Pochi ormai a Tavernola conoscono la storia de “follo”, fino a pochi decenni fa esistente in paese.
Non so esattamente quando è stato costruito il palazzetto, ora del Comune, in cui era in funzione il follo e dove è rimasto fino agli anni settanta del secolo scorso quando nel palazzetto si era insediata l’officina meccanica di Gianni Piccin, sostituito poi dai Berta, proprietari di numerosi camion con le “pere” per il trasporto del cemento prodotto dai confinanti cementifici.

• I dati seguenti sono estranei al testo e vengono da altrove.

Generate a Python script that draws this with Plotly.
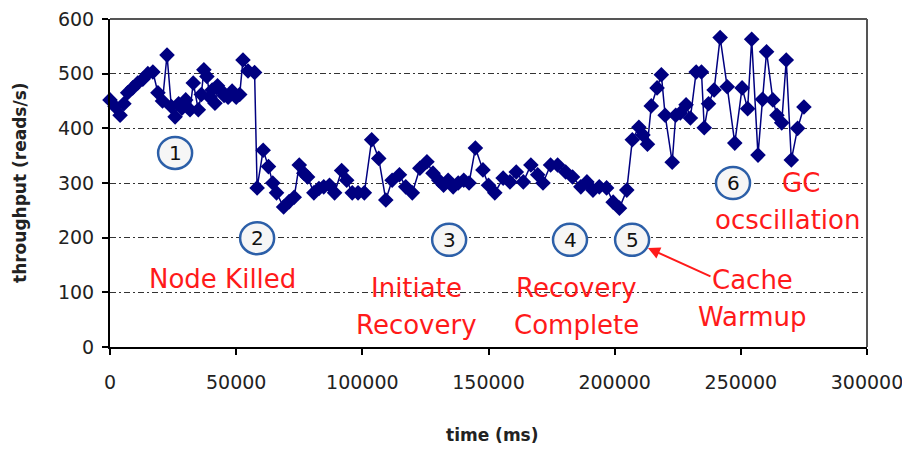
import plotly.graph_objects as go

# ---- data ----
time_ms = [0, 2000, 4000, 5500, 7000, 9000, 11000, 13000, 15000, 17000, 19000, 20800,
           22600, 24300, 25800, 27200, 28500, 30000, 31700, 33000, 35000, 36200, 37200,
           38400, 39600, 40500, 41600, 42600, 43800, 45200, 46800, 48400, 50000, 51400,
           52700, 54700, 57300,
           58300, 60700, 62800, 64500, 66000, 68800, 71000, 73000, 75000, 76800, 78300,
           80800, 82800, 84700, 87000, 89000, 91800, 93800, 96000, 98300, 100800, 103700,
           106500, 109300, 111800, 114700, 117200, 119800, 122800, 125600, 128000, 130300,
           132200, 134000, 136000, 138000, 140200, 142300, 144800,
           147800, 150000, 152500, 155800, 158500, 161000, 163800, 166800, 169500, 171600,
           174600, 177400, 180600, 183300, 186600, 189000, 191400, 193900, 196800, 199400,
           201900, 204800,
           207000, 209600, 211200, 213000, 214500, 216800, 218500, 220000, 222800, 224200,
           226000, 228300, 230000, 232300, 234400, 235500, 237200, 239400, 241800, 244600,
           247600, 250500, 252700, 254300, 256800, 258600, 260200, 262700, 264300, 266200,
           268000, 270000, 272500, 275000]
throughput = [452, 440, 424, 445, 465, 474, 483, 490, 500, 503, 465, 450,
              534, 440, 421, 445, 437, 452, 434, 483, 434, 462, 507,
              495, 457, 470, 446, 478, 470, 460, 457, 468, 457, 462,
              525, 505, 502,
              291, 360, 330, 300, 282, 256, 266, 274, 333, 318, 311,
              282, 290, 293, 296, 282, 323, 305, 282, 282, 282, 379,
              345, 269, 305, 315, 293, 282, 327, 339, 318, 305,
              296, 305, 293, 300, 305, 300, 364,
              324, 296, 282, 309, 302, 320, 302, 333, 315, 300,
              333, 333, 320, 311, 293, 302, 287, 293, 291, 265,
              254, 287,
              379, 402, 388, 371, 441, 474, 498, 424, 338, 424,
              428, 443, 419, 503, 503, 401, 445, 470, 566, 476,
              373, 474, 436, 563, 351, 453, 540, 452, 424, 410,
              525, 342, 400, 439]

x_ticks = [0, 50000, 100000, 150000, 200000, 250000, 300000]
y_ticks = [0, 100, 200, 300, 400, 500, 600]

# phase markers
phase_ids = ["1", "2", "3", "4", "5", "6"]
phase_x = [25800, 58300, 134400, 182300, 206900, 246900]
phase_y = [355, 199, 196, 196, 196, 300]

# red text labels
label_text = ["Node Killed", "Initiate", "Recovery", "Recovery", "Complete",
              "Cache", "Warmup", "GC", "ocscillation"]
label_x = [44400, 121300, 121300, 184700, 184700, 254500, 254500, 274000, 268300]
label_y = [124, 108, 40, 108, 40, 123, 55, 300, 232]

NAVY = "#000080"
RED = "#ff1a1a"
TICKFONT = dict(family="DejaVu Sans", size=19, color="#222222")

fig = go.Figure()
fig.add_trace(go.Scatter(
    x=time_ms, y=throughput, mode="lines+markers",
    line=dict(color=NAVY, width=1.5),
    marker=dict(symbol="diamond", size=12, color=NAVY),
    cliponaxis=False, showlegend=False, hoverinfo="skip"))

grid = dict(showgrid=True, gridcolor="#333333", gridwidth=1, griddash="6px,3px,2px,3px")

fig.update_xaxes(range=[0, 300000], tickvals=x_ticks,
                 ticktext=[str(v) for v in x_ticks],
                 ticks="outside", ticklen=6, tickwidth=1.5, tickcolor="black",
                 showline=True, linecolor="black", linewidth=2,
                 showgrid=False, zeroline=False, tickfont=TICKFONT,
                 ticklabelstandoff=11, ticklabeloverflow="allow")
fig.update_yaxes(range=[0, 600], tickvals=y_ticks,
                 ticks="outside", ticklen=6, tickwidth=1.5, tickcolor="black",
                 showline=True, linecolor="black", linewidth=2,
                 zeroline=False, tickfont=TICKFONT, ticklabelstandoff=4,
                 ticklabeloverflow="allow", **grid)

shapes = [
    dict(type="line", xref="paper", yref="paper", x0=0, x1=1, y0=1, y1=1,
         line=dict(color="#555555", width=2), layer="above"),
    dict(type="line", xref="paper", yref="paper", x0=1, x1=1, y0=0, y1=1,
         line=dict(color="#555555", width=2), layer="above"),
]
annotations = []
for pid, px, py in zip(phase_ids, phase_x, phase_y):
    shapes.append(dict(type="circle", xref="x", yref="y",
                       xsizemode="pixel", ysizemode="pixel",
                       xanchor=px, yanchor=py, x0=-17, x1=17, y0=-16, y1=16,
                       fillcolor="#f6f6f6", line=dict(color="#2c5fa8", width=2.5),
                       layer="above"))
    annotations.append(dict(x=px, y=py, xref="x", yref="y", text=pid,
                            showarrow=False, xanchor="center", yanchor="middle",
                            font=dict(family="DejaVu Sans", size=20, color="#111111")))

for t, lx, ly in zip(label_text, label_x, label_y):
    annotations.append(dict(x=lx, y=ly, xref="x", yref="y", text=t, showarrow=False,
                            xanchor="center", yanchor="middle",
                            font=dict(family="DejaVu Sans", size=26, color=RED)))

# arrow from "Cache" label to circle 5
annotations.append(dict(x=213200, y=181, xref="x", yref="y", ax=64, ay=29,
                        text="", showarrow=True, arrowhead=2, arrowsize=1.2,
                        arrowwidth=2, arrowcolor=RED))

# axis titles
annotations.append(dict(x=0, y=0.5, xref="paper", yref="paper", xshift=-90,
                        text="throughput (reads/s)", textangle=-90, showarrow=False,
                        xanchor="center", yanchor="middle",
                        font=dict(family="DejaVu Sans", size=17, color="#222222",
                                  weight="bold")))
annotations.append(dict(x=0.505, y=0, xref="paper", yref="paper", yshift=-88,
                        text="time (ms)", showarrow=False,
                        xanchor="center", yanchor="middle",
                        font=dict(family="DejaVu Sans", size=17, color="#222222",
                                  weight="bold")))

fig.update_layout(width=910, height=449,
                  margin=dict(l=102, r=51, t=11, b=110, autoexpand=False),
                  paper_bgcolor="white", plot_bgcolor="white",
                  shapes=shapes, annotations=annotations)

fig.write_html("out.html")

Il Berta parcheggiava i suoi camion nel grande piazzale ricavato anche con la demolizione del vecchio “Cantér” (osteria) e del campo di bocce e usava l’edificio, ingrandito e rifatto, come uffici. Quando Primo Berta improvvisamente morì, durante una visita medica, gli successe il figlio Elia, che continuò ad usare il piazzale e la palazzina esattamente come il padre, ma il complesso cementiero, nel frattempo, era stato venduto alla società francese Lafarge che, rifatto il contratto con i camionisti, non affidò più il trasporto alla ditta Berta.
Il complesso piazzale + palazzina uffici rimase quindi libero e fu acquistato dalla ditta Pezzotti di Vigolo che vi produceva anche cemento pronto per l’uso nell’apposita “officina” ricavata dalla copertura di parte del piazzale. Purtroppo però la ditta Pezzotti ebbe un rovescio economico e il complesso divenne proprietà di una Banca che lo vendette al Comune di Tavernola.
Cosa c’entra tutto questo con il “follo”?
C’entra, perché l’ultima parte della demolizione del vecchio “follo”, cioè l’acqua che dall’alto entrava nell’edificio e muoveva il “martello” di legno che “batteva” sul ferro o sui panni di lana, veniva nell’edificio dall’alto quando serviva mentre veniva lasciata scorrere sulla conduttura sopra l’arco che attraversava la strada lungolago dove si buttava con una cascata libera quando era superflua. Ora, con l’allargamento della strada, il ponte sopra l’arco è stato demolito e l’acqua che giace nel laghetto costruito da secoli scorre nel lago in una conduttura sotto l’asfalto. (Il laghetto sopra la palazzina c’è ancora ed è comunque raggiungibile dalla stradina che scende dalla provinciale per Cambianica prendendo avvio all’altezza della casa del “Cuca”).
Questo laghetto è tutto ciò che rimane del vecchio “follo” che per secoli ha sostenuto l’economia della popolazione del paese, povera in maggioranza per scarsità di terreni adatti all’allevamento delle mucche.
Mancando erba e cascine adatte alle mucche, la popolazione di Tavernola in larga parte si dedicò dunque all’allevamento di pecore. Le bambine imparavano presto a filare la lana per costruire maglie, calze e scialli per la famiglia e per dare i filati alle donne (alcune, quelle più esperte) che avevano in casa dei veri e propri telai. Queste tessevano la lana e ne facevano pezze quadrate o rettangolari irsute e spinose che poi si dovevano sottoporre alla “follatura”.